Task directions
Below, locate the line that contains "Write a Python". Repeat exactly from that line to the line that contains "ax = fig.add_axes([555", inclusive, leaving out the pictures.

⟨

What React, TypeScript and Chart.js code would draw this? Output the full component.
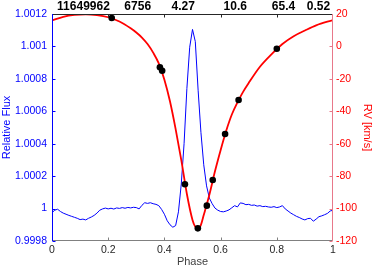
import React, { useEffect, useRef } from 'react';
import { Chart, registerables } from 'chart.js';

Chart.register(...registerables);

// Light curve (blue): phase 0..1 step 0.01
const fluxPhase: number[] = Array.from({ length: 101 }, (_, i) => i / 100);
const flux: number[] = [
  0.999975, 0.99999, 0.999996, 0.999982, 0.999972, 0.999965, 0.999958, 0.999952, 0.999946, 0.99994,
  0.999932, 0.999935, 0.99993, 0.99994, 0.999948, 0.999958, 0.999972, 0.99999, 0.999998, 1.000003,
  0.999998, 1.000002, 0.999997, 1.000004, 1.000001, 1.000006, 1.000002, 1.000007, 1.000004, 1.000008,
  1.000006, 0.999998, 1.00002, 1.000036, 1.000032, 1.000036, 1.00003, 1.000026, 1.000018, 0.999995,
  0.999965, 0.999925, 0.9999, 0.999885, 0.999895, 0.99998, 1.00015, 1.0004, 1.00074, 1.000995,
  1.001105, 1.00103, 1.00073, 1.00047, 1.00027, 1.00014, 1.000065, 1.00003, 1.000003, 0.99999,
  0.999982, 0.99998, 0.999985, 0.999992, 1.000005, 1.000018, 1.00001, 1.000035, 1.000032, 1.000024,
  1.000026, 1.00002, 1.000022, 1.000015, 1.000018, 1.000012, 1.000014, 1.00001, 1.000008, 1.000012,
  1.000006, 1.00001, 1.000018, 0.999998, 0.999985, 0.999972, 0.999962, 0.999952, 0.999945, 0.999936,
  0.99993, 0.999938, 0.99994, 0.999922, 0.999935, 0.99995, 0.999955, 0.999962, 0.99997, 0.999985,
  0.99999,
];

// RV model curve (red)
const rvPhase: number[] = [
  0, 0.04, 0.08, 0.12, 0.16, 0.2, 0.24, 0.28, 0.3, 0.32, 0.34, 0.36, 0.38, 0.4, 0.42, 0.44, 0.46,
  0.48, 0.5, 0.51, 0.52, 0.53, 0.54, 0.56, 0.58, 0.6, 0.62, 0.64, 0.66, 0.68, 0.7, 0.74, 0.78, 0.82,
  0.86, 0.9, 0.94, 1,
];
const rvModel: number[] = [
  16, 18.3, 19.5, 19.8, 19.3, 18, 15.4, 11.2, 8.6, 5.5, 1.5, -3.8, -10.5, -20.5, -34, -51, -70,
  -91, -107, -111.3, -112.5, -110, -104, -91.5, -77, -64, -52, -42, -34.5, -28, -22.5, -12.5, -5,
  1.5, 6.3, 9.8, 13, 16.3,
];

// RV observations (black dots)
const obsPhase: number[] = [0.2125, 0.384, 0.392, 0.473, 0.519, 0.551, 0.572, 0.616, 0.664, 0.8];
const obsRV: number[] = [17.5, -12.9, -15.0, -85.0, -112.2, -98.2, -82.4, -54.0, -33.0, -1.4];

// Top annotations
const topLabels: string[] = ['11649962', '6756', '4.27', '10.6', '65.4', '0.52'];
const topLabelPhase: number[] = [0.112, 0.305, 0.467, 0.652, 0.824, 0.948];

// Tick values
const xTicks: number[] = [0, 0.2, 0.4, 0.6, 0.8, 1];
const fluxTicks: number[] = [0.9998, 1, 1.0002, 1.0004, 1.0006, 1.0008, 1.001, 1.0012];
const rvTicks: number[] = [-120, -100, -80, -60, -40, -20, 0, 20];

const FONT = '"Liberation Sans", Arial, Helvetica, sans-serif';
const BLUE = '#0000ff';
const RED = '#ff0000';
const PINK = '#e8788a';
const GRAY = '#262626';

const framePlugin = {
  id: 'frame',
  afterDraw(chart: any) {
    const { ctx, chartArea, scales } = chart;
    const { left, right, top, bottom } = chartArea;
    ctx.save();
    ctx.lineWidth = 1;
    const line = (x1: number, y1: number, x2: number, y2: number, c: string) => {
      ctx.strokeStyle = c;
      ctx.beginPath();
      ctx.moveTo(x1, y1);
      ctx.lineTo(x2, y2);
      ctx.stroke();
    };
    const L = left + 0.5, R = right - 0.5, T = top + 0.5, B = bottom - 0.5;
    // ticks
    xTicks.forEach((v) => {
      if (v === 0 || v === 1) return;
      const x = Math.round(scales.x.getPixelForValue(v)) + 0.5;
      line(x, B, x, B - 3, '#808080');
      line(x, T, x, T + 3, GRAY);
    });
    fluxTicks.forEach((v) => {
      const y = Math.round(scales.y.getPixelForValue(v)) + 0.5;
      line(L, y, L + 3, y, BLUE);
    });
    rvTicks.forEach((v) => {
      const y = Math.round(scales.y1.getPixelForValue(v)) + 0.5;
      line(R, y, R - 3, y, PINK);
    });
    // box
    line(left, B, right, B, '#808080');
    line(left, T, right, T, GRAY);
    line(L, top, L, bottom, BLUE);
    line(R, top, R, bottom, PINK);
    // top labels
    ctx.fillStyle = '#000';
    ctx.font = `bold 12px ${FONT}`;
    ctx.textAlign = 'center';
    ctx.textBaseline = 'alphabetic';
    topLabels.forEach((t, i) => {
      ctx.fillText(t, scales.x.getPixelForValue(topLabelPhase[i]), 10);
    });
    ctx.restore();
  },
};

export default function App() {
  const ref = useRef<HTMLCanvasElement | null>(null);
  useEffect(() => {
    if (!ref.current) return;
    Chart.defaults.font.family = FONT;
    const chart = new Chart(ref.current, {
      type: 'scatter',
      data: {
        datasets: [
          {
            label: 'obs',
            data: obsPhase.map((p, i) => ({ x: p, y: obsRV[i] })),
            yAxisID: 'y1',
            showLine: false,
            pointRadius: 3.3,
            pointBackgroundColor: '#000',
            pointBorderColor: '#000',
            pointBorderWidth: 0,
          },
          {
            label: 'rv',
            data: rvPhase.map((p, i) => ({ x: p, y: rvModel[i] })),
            yAxisID: 'y1',
            showLine: true,
            borderColor: RED,
            borderWidth: 1.8,
            pointRadius: 0,
            cubicInterpolationMode: 'monotone',
          },
          {
            label: 'flux',
            data: fluxPhase.map((p, i) => ({ x: p, y: flux[i] })),
            yAxisID: 'y',
            showLine: true,
            borderColor: BLUE,
            borderWidth: 1,
            pointRadius: 0,
            tension: 0,
          },
        ],
      },
      options: {
        responsive: false,
        animation: false,
        devicePixelRatio: 1,
        layout: { padding: { top: 14, left: 0, right: 0, bottom: 0 } },
        plugins: { legend: { display: false }, tooltip: { enabled: false } },
        scales: {
          x: {
            type: 'linear',
            position: 'bottom',
            min: 0,
            max: 1,
            grid: { display: false, drawTicks: false },
            border: { display: false },
            afterBuildTicks: (s: any) => { s.ticks = xTicks.map((v) => ({ value: v })); },
            afterFit: (s: any) => { s.height = 28; },
            ticks: {
              color: GRAY,
              font: { size: 10.5 },
              padding: 3,
              maxRotation: 0,
              autoSkip: false,
              callback: (v: any) => String(parseFloat(Number(v).toFixed(2))),
            },
            title: { display: true, text: 'Phase', color: '#404040', font: { size: 11 }, padding: 0 },
          },
          y: {
            type: 'linear',
            position: 'left',
            min: 0.9998,
            max: 1.0012,
            grid: { display: false, drawTicks: false },
            border: { display: false },
            afterBuildTicks: (s: any) => { s.ticks = fluxTicks.map((v) => ({ value: v })); },
            afterFit: (s: any) => { s.width = 52; },
            ticks: {
              color: BLUE,
              font: { size: 10.5 },
              padding: 5,
              autoSkip: false,
              callback: (v: any) => String(parseFloat(Number(v).toFixed(4))),
            },
            title: { display: true, text: 'Relative Flux', color: BLUE, font: { size: 11 }, padding: 0 },
          },
          y1: {
            type: 'linear',
            position: 'right',
            min: -120,
            max: 20,
            grid: { display: false, drawTicks: false },
            border: { display: false },
            afterBuildTicks: (s: any) => { s.ticks = rvTicks.map((v) => ({ value: v })); },
            afterFit: (s: any) => { s.width = 41; },
            ticks: {
              color: RED,
              font: { size: 10.5 },
              padding: 3,
              autoSkip: false,
              callback: (v: any) => String(Math.round(Number(v))),
            },
            title: { display: true, text: 'RV [km/s]', color: RED, font: { size: 11 }, padding: 0 },
          },
        },
      },
      plugins: [framePlugin],
    } as any);
    return () => chart.destroy();
  }, []);
  return (
    <div style={{ position: 'fixed', left: 0, top: 0, width: 374, height: 269, background: '#fff' }}>
      <canvas ref={ref} width={374} height={269} style={{ width: 374, height: 269, display: 'block' }} />
    </div>
  );
}
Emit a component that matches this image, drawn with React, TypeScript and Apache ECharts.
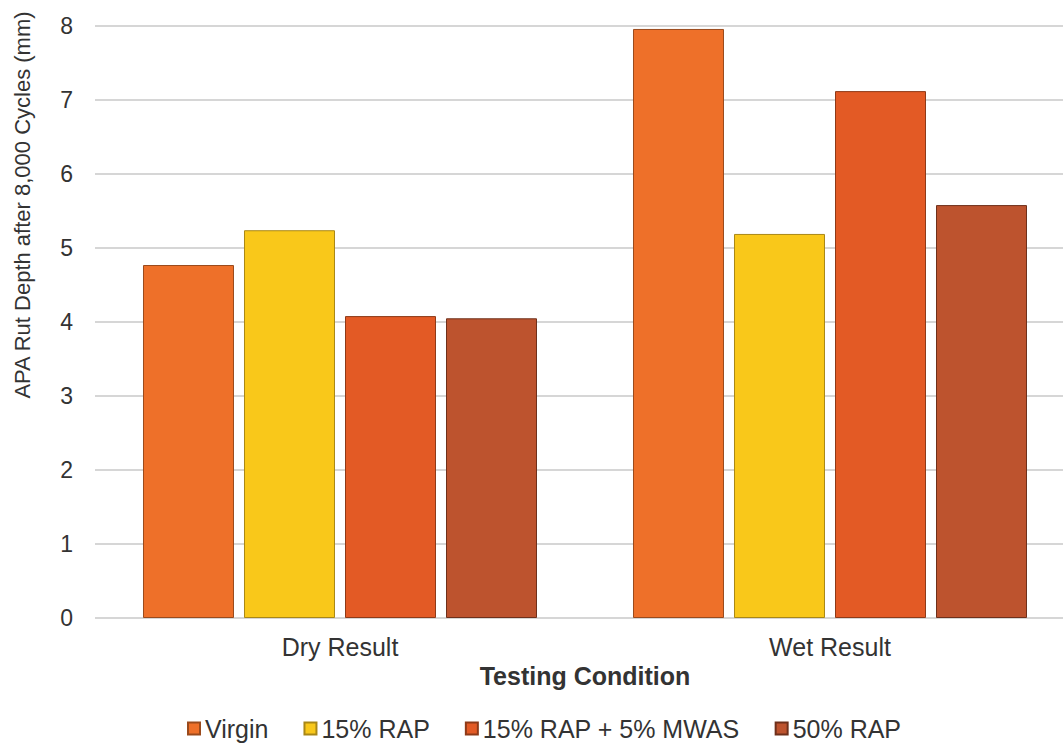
import React, { useEffect, useRef } from "react";
import * as echarts from "echarts";

const categories = ["Dry Result", "Wet Result"];
const seriesNames = ["Virgin", "15% RAP", "15% RAP + 5% MWAS", "50% RAP"];
const virgin = [4.77, 7.96];
const rap15 = [5.24, 5.19];
const rapMwas = [4.08, 7.12];
const rap50 = [4.05, 5.58];
const yTitle = "APA Rut Depth after 8,000 Cycles (mm)";
const xTitle = "Testing Condition";
const colors = ["#EE7029", "#F9C81A", "#E35A25", "#BD532E"];
const borders = ["#9a4a1c", "#a98716", "#8e3a18", "#6e301b"];

const FONT = "Liberation Sans, Arial, sans-serif";

export default function App() {
  const ref = useRef<HTMLDivElement>(null);
  useEffect(() => {
    const chart = echarts.init(ref.current!, undefined, { renderer: "svg" });
    const values = [virgin, rap15, rapMwas, rap50];
    chart.setOption({
      animation: false,
      backgroundColor: "#ffffff",
      textStyle: { fontFamily: FONT },
      grid: { left: 95, top: 26, right: 5, bottom: 126, containLabel: false },
      legend: {
        top: 711,
        left: 182,
        itemWidth: 12,
        itemHeight: 12,
        itemGap: 35,
        icon: "rect",
        textStyle: { fontSize: 25, lineHeight: 25, color: "#333" },
        data: seriesNames,
      },
      graphic: [
        {
          type: "text",
          x: 22,
          y: 205,
          rotation: Math.PI / 2,
          style: {
            text: yTitle,
            fontSize: 22,
            fontFamily: FONT,
            fill: "#333",
            textAlign: "center",
            textVerticalAlign: "middle",
          },
        },
      ],
      xAxis: {
        type: "category",
        data: categories,
        axisLine: { show: false },
        axisTick: { show: false },
        axisLabel: { fontSize: 25, color: "#333", margin: 16 },
        name: xTitle,
        nameLocation: "middle",
        nameGap: 42,
        nameTextStyle: { fontSize: 25, fontWeight: "bold", color: "#333" },
      },
      yAxis: {
        type: "value",
        min: 0,
        max: 8,
        interval: 1,
        axisLine: { show: false },
        axisTick: { show: false },
        axisLabel: { fontSize: 23, color: "#333", margin: 22 },
        splitLine: { lineStyle: { color: "#c8c8c8", width: 1.5 } },
      },
      series: seriesNames.map((n, i) => ({
        name: n,
        type: "bar",
        data: values[i],
        barWidth: 91,
        barGap: "11%",
        itemStyle: { color: colors[i], borderColor: borders[i], borderWidth: 1 },
      })),
    });
    return () => chart.dispose();
  }, []);
  return (
    <div
      ref={ref}
      style={{ position: "fixed", left: 0, top: 0, width: 1080, height: 744 }}
    />
  );
}
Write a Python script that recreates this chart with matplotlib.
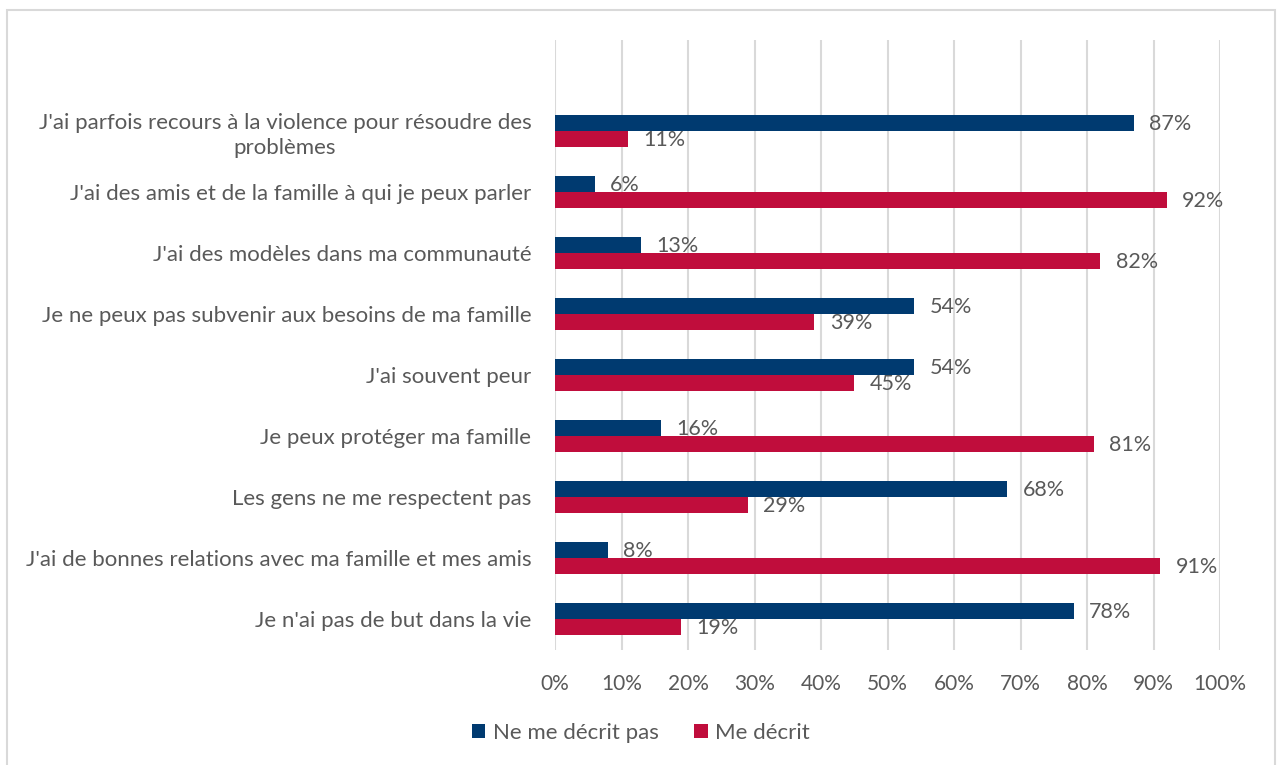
import numpy as np
import matplotlib.pyplot as plt
from matplotlib.patches import Rectangle

plt.rcParams["font.family"] = ["Lato", "DejaVu Sans"]

categories = [
    "J'ai parfois recours à la violence pour résoudre des\nproblèmes",
    "J'ai des amis et de la famille à qui je peux parler",
    "J'ai des modèles dans ma communauté",
    "Je ne peux pas subvenir aux besoins de ma famille",
    "J'ai souvent peur",
    "Je peux protéger ma famille",
    "Les gens ne me respectent pas",
    "J'ai de bonnes relations avec ma famille et mes amis",
    "Je n'ai pas de but dans la vie",
]
ne_decrit_pas = [87, 6, 13, 54, 54, 16, 68, 8, 78]
decrit = [11, 92, 82, 39, 45, 81, 29, 91, 19]
series_names = ["Ne me décrit pas", "Me décrit"]
xticks = list(range(0, 101, 10))

BLUE = "#003A70"
RED = "#C00D3C"
TXT = "#595959"
GRID = "#D9D9D9"

W, H = 1279, 765
fig = plt.figure(figsize=(W / 100, H / 100), dpi=100)
ax = fig.add_axes([555 / W, 1 - 650 / H, (1220 - 555) / W, (650 - 40) / H])

y = np.arange(len(categories))
h = 0.262
b1 = ax.barh(y - h / 2, ne_decrit_pas, height=h, color=BLUE, label=series_names[0])
b2 = ax.barh(y + h / 2, decrit, height=h, color=RED, label=series_names[1])

for bars in (b1, b2):
    for rect in bars:
        v = rect.get_width()
        ax.text(v + 2.3, rect.get_y() + rect.get_height() / 2 + 0.02, f"{v:.0f}%",
                va="center", ha="left", fontsize=15.5, color=TXT)

ax.set_xlim(0, 100)
ax.set_ylim(8.51, -1.49)
ax.set_xticks(xticks)
ax.set_xticklabels([f"{t}%" for t in xticks], fontsize=15)
ax.set_yticks(y)
ax.set_yticklabels(categories, ha="right", multialignment="center",
                   fontsize=16, linespacing=1.3)
ax.tick_params(axis="both", length=0, labelcolor=TXT)
ax.tick_params(axis="x", pad=17)
ax.tick_params(axis="y", pad=17)
ax.grid(axis="x", color=GRID, lw=1.5)
ax.grid(axis="y", visible=False)
ax.set_axisbelow(True)
for s in ax.spines.values():
    s.set_visible(False)

fig.legend(handles=[b1, b2], labels=series_names, loc="center",
           bbox_to_anchor=(641 / W, 1 - 733 / H), ncol=2, frameon=False,
           fontsize=16, labelcolor=TXT, handlelength=0.6, handleheight=0.6,
           handletextpad=0.35, columnspacing=1.6)

fig.patches.append(Rectangle((7 / W, -0.01), (1275 - 7) / W, 1.01 - 10 / H,
                             transform=fig.transFigure, fill=False,
                             edgecolor=GRID, lw=1.5))

fig.savefig("out.png", dpi=100)
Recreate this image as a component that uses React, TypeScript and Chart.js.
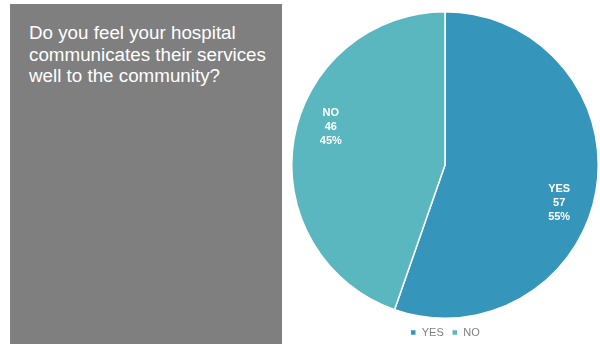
import React, { useEffect, useRef } from "react";
import { Chart, registerables } from "chart.js";

Chart.register(...registerables);

const TITLE_LINES = ["Do you feel your hospital", "communicates their services", "well to the community?"];
const CATEGORIES = ["YES", "NO"];
const VALUES = [57, 46];
const COLORS = ["#3595bb", "#5bb7bf"];

const labelPlugin = {
  id: "sliceLabels",
  afterDatasetsDraw(chart: any) {
    const ctx = chart.ctx;
    const meta = chart.getDatasetMeta(0);
    const data = chart.data.datasets[0].data as number[];
    const total = data.reduce((a, b) => a + b, 0);
    ctx.save();
    ctx.fillStyle = "#ffffff";
    ctx.font = "bold 11px 'Liberation Sans', Arial, sans-serif";
    ctx.textAlign = "center";
    ctx.textBaseline = "middle";
    meta.data.forEach((arc: any, i: number) => {
      const p = arc.getProps(["x", "y", "startAngle", "endAngle", "outerRadius"], true);
      const mid = (p.startAngle + p.endAngle) / 2 + (8.8 * Math.PI) / 180;
      const r = p.outerRadius * 0.785;
      const cx = p.x + Math.cos(mid) * r;
      const cy = p.y + Math.sin(mid) * r;
      const lines = [
        String(chart.data.labels[i]),
        String(data[i]),
        Math.round((data[i] / total) * 100) + "%",
      ];
      lines.forEach((t, k) => ctx.fillText(t, cx, cy + (k - 1) * 14));
    });
    ctx.restore();
  },
};

export default function App() {
  const ref = useRef<HTMLCanvasElement>(null);
  useEffect(() => {
    document.body.style.margin = "0";
    const chart = new Chart(ref.current!, {
      type: "pie",
      data: {
        labels: CATEGORIES,
        datasets: [
          {
            data: VALUES,
            backgroundColor: COLORS,
            borderColor: "#ffffff",
            borderWidth: 1.5,
          },
        ],
      },
      options: {
        animation: false,
        responsive: false,
        maintainAspectRatio: false,
        layout: { padding: { top: 11, bottom: 2, left: 0, right: 0 } },
        plugins: {
          tooltip: { enabled: false },
          legend: {
            position: "bottom",
            labels: {
              boxWidth: 6,
              boxHeight: 6,
              padding: 8,
              color: "#7f7f7f",
              font: { size: 11, family: "'Liberation Sans', Arial, sans-serif" },
            },
          },
        },
      },
      plugins: [labelPlugin],
    });
    return () => chart.destroy();
  }, []);

  return (
    <div style={{ position: "relative", width: 600, height: 346, background: "#fff", overflow: "hidden" }}>
      <div
        style={{
          position: "absolute",
          left: 10,
          top: 4,
          width: 272,
          height: 340,
          background: "#7f7f7f",
        }}
      >
        <div
          style={{
            position: "absolute",
            left: 19,
            top: 18,
            color: "#ffffff",
            fontFamily: "'Liberation Sans', Arial, sans-serif",
            fontSize: 18.8,
            lineHeight: "21.5px",
            whiteSpace: "nowrap",
          }}
        >
          {TITLE_LINES.map((l, i) => (
            <div key={i}>{l}</div>
          ))}
        </div>
      </div>
      <canvas
        ref={ref}
        width={310}
        height={350}
        style={{ position: "absolute", left: 290, top: 0, width: 310, height: 350 }}
      />
    </div>
  );
}
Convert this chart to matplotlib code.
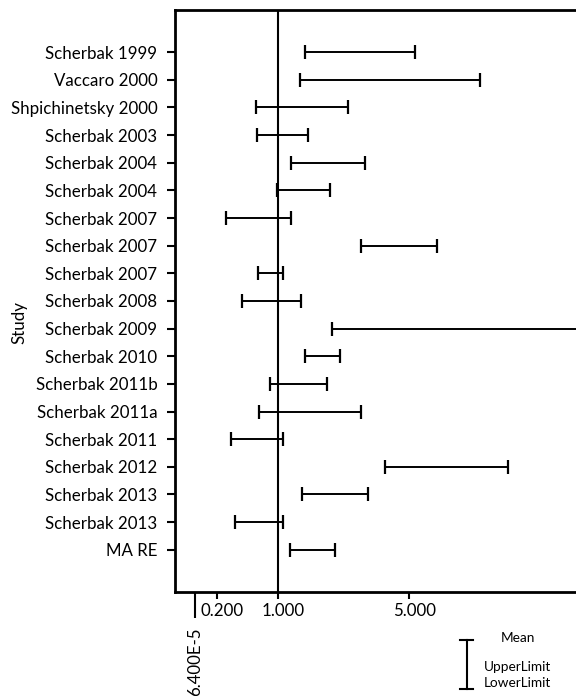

⟩

Full solution
Write a Python script that recreates this chart with matplotlib.
import numpy as np
import matplotlib.pyplot as plt
from matplotlib.patches import Rectangle

plt.rcParams["font.family"] = ["Lato", "DejaVu Sans"]

categories = [
    "J'ai parfois recours à la violence pour résoudre des\nproblèmes",
    "J'ai des amis et de la famille à qui je peux parler",
    "J'ai des modèles dans ma communauté",
    "Je ne peux pas subvenir aux besoins de ma famille",
    "J'ai souvent peur",
    "Je peux protéger ma famille",
    "Les gens ne me respectent pas",
    "J'ai de bonnes relations avec ma famille et mes amis",
    "Je n'ai pas de but dans la vie",
]
ne_decrit_pas = [87, 6, 13, 54, 54, 16, 68, 8, 78]
decrit = [11, 92, 82, 39, 45, 81, 29, 91, 19]
series_names = ["Ne me décrit pas", "Me décrit"]
xticks = list(range(0, 101, 10))

BLUE = "#003A70"
RED = "#C00D3C"
TXT = "#595959"
GRID = "#D9D9D9"

W, H = 1279, 765
fig = plt.figure(figsize=(W / 100, H / 100), dpi=100)
ax = fig.add_axes([555 / W, 1 - 650 / H, (1220 - 555) / W, (650 - 40) / H])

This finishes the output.